**Records for this task**
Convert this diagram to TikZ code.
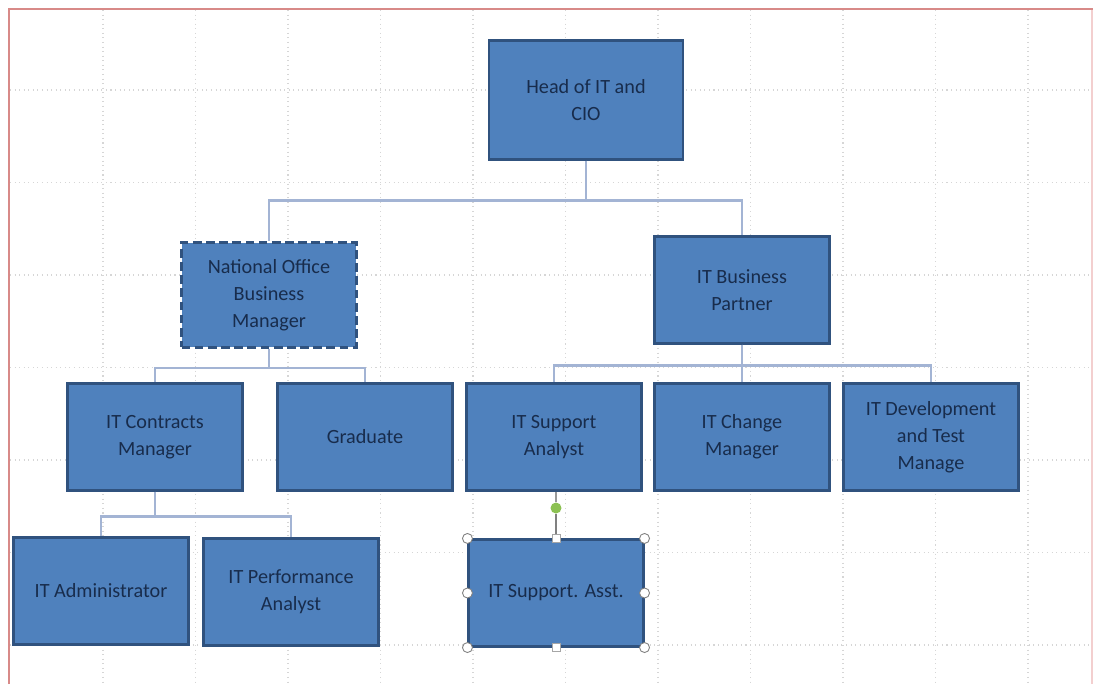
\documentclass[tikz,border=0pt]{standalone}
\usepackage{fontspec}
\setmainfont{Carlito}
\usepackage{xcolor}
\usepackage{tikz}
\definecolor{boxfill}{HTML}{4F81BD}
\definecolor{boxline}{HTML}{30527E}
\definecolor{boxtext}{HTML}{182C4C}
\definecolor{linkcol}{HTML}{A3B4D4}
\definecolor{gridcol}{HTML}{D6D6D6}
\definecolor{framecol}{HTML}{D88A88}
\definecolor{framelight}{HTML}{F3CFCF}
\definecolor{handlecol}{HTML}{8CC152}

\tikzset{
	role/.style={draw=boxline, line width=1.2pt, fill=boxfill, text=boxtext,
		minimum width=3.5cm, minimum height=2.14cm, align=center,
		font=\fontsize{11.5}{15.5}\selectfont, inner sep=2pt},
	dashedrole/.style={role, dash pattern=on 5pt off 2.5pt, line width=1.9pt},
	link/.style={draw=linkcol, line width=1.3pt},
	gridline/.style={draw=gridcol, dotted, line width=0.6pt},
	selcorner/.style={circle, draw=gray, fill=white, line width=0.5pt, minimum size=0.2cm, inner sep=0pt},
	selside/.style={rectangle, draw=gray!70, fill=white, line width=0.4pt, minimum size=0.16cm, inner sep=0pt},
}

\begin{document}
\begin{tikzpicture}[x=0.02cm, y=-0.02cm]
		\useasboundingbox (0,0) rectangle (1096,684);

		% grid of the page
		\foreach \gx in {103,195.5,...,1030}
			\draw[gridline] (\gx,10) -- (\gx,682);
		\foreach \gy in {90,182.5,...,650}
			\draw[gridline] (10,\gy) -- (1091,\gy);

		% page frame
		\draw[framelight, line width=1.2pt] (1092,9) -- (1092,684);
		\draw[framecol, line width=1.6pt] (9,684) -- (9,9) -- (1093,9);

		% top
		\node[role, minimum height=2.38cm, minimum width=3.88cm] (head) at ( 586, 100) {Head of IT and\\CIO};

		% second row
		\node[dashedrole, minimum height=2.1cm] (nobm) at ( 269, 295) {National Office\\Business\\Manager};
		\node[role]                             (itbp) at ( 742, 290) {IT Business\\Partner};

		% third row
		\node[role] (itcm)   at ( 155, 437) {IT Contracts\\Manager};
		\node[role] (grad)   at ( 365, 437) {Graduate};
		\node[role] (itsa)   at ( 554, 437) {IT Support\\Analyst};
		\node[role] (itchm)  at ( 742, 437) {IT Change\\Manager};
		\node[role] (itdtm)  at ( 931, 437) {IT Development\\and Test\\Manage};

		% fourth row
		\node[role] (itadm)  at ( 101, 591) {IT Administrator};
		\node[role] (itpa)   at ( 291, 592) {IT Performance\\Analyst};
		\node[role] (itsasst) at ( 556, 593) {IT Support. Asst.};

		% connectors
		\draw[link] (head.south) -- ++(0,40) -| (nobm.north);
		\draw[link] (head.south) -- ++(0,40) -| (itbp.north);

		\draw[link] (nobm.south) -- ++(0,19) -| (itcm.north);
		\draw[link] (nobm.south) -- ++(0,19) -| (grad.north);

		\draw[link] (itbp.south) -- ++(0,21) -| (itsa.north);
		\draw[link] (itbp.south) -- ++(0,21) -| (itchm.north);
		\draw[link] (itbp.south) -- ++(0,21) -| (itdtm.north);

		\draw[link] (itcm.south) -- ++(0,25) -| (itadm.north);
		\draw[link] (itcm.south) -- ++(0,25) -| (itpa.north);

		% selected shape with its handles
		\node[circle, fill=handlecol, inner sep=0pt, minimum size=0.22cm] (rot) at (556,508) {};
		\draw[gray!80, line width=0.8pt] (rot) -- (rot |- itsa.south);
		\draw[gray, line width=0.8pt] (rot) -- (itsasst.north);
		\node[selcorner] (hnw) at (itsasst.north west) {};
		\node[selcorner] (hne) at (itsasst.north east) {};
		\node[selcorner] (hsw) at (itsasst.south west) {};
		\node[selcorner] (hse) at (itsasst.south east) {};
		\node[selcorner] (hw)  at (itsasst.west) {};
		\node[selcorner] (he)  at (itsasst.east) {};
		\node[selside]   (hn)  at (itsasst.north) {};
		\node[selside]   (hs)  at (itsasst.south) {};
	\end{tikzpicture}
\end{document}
--
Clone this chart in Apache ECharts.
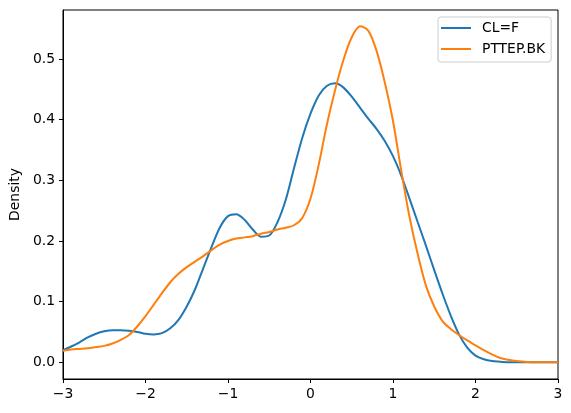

**Task brief**
Write down exactly what the lines above say, from the line holding "Convert this diagram to TikZ code." through the line holding "(0,0) rectangle (1096,684);", and nothing more. Do not copy the pictures.

**Reply**
Convert this diagram to TikZ code.
\documentclass[tikz,border=0pt]{standalone}
\usepackage{fontspec}
\setmainfont{Carlito}
\usepackage{xcolor}
\usepackage{tikz}
\definecolor{boxfill}{HTML}{4F81BD}
\definecolor{boxline}{HTML}{30527E}
\definecolor{boxtext}{HTML}{182C4C}
\definecolor{linkcol}{HTML}{A3B4D4}
\definecolor{gridcol}{HTML}{D6D6D6}
\definecolor{framecol}{HTML}{D88A88}
\definecolor{framelight}{HTML}{F3CFCF}
\definecolor{handlecol}{HTML}{8CC152}

\tikzset{
	role/.style={draw=boxline, line width=1.2pt, fill=boxfill, text=boxtext,
		minimum width=3.5cm, minimum height=2.14cm, align=center,
		font=\fontsize{11.5}{15.5}\selectfont, inner sep=2pt},
	dashedrole/.style={role, dash pattern=on 5pt off 2.5pt, line width=1.9pt},
	link/.style={draw=linkcol, line width=1.3pt},
	gridline/.style={draw=gridcol, dotted, line width=0.6pt},
	selcorner/.style={circle, draw=gray, fill=white, line width=0.5pt, minimum size=0.2cm, inner sep=0pt},
	selside/.style={rectangle, draw=gray!70, fill=white, line width=0.4pt, minimum size=0.16cm, inner sep=0pt},
}

\begin{document}
\begin{tikzpicture}[x=0.02cm, y=-0.02cm]
		\useasboundingbox (0,0) rectangle (1096,684);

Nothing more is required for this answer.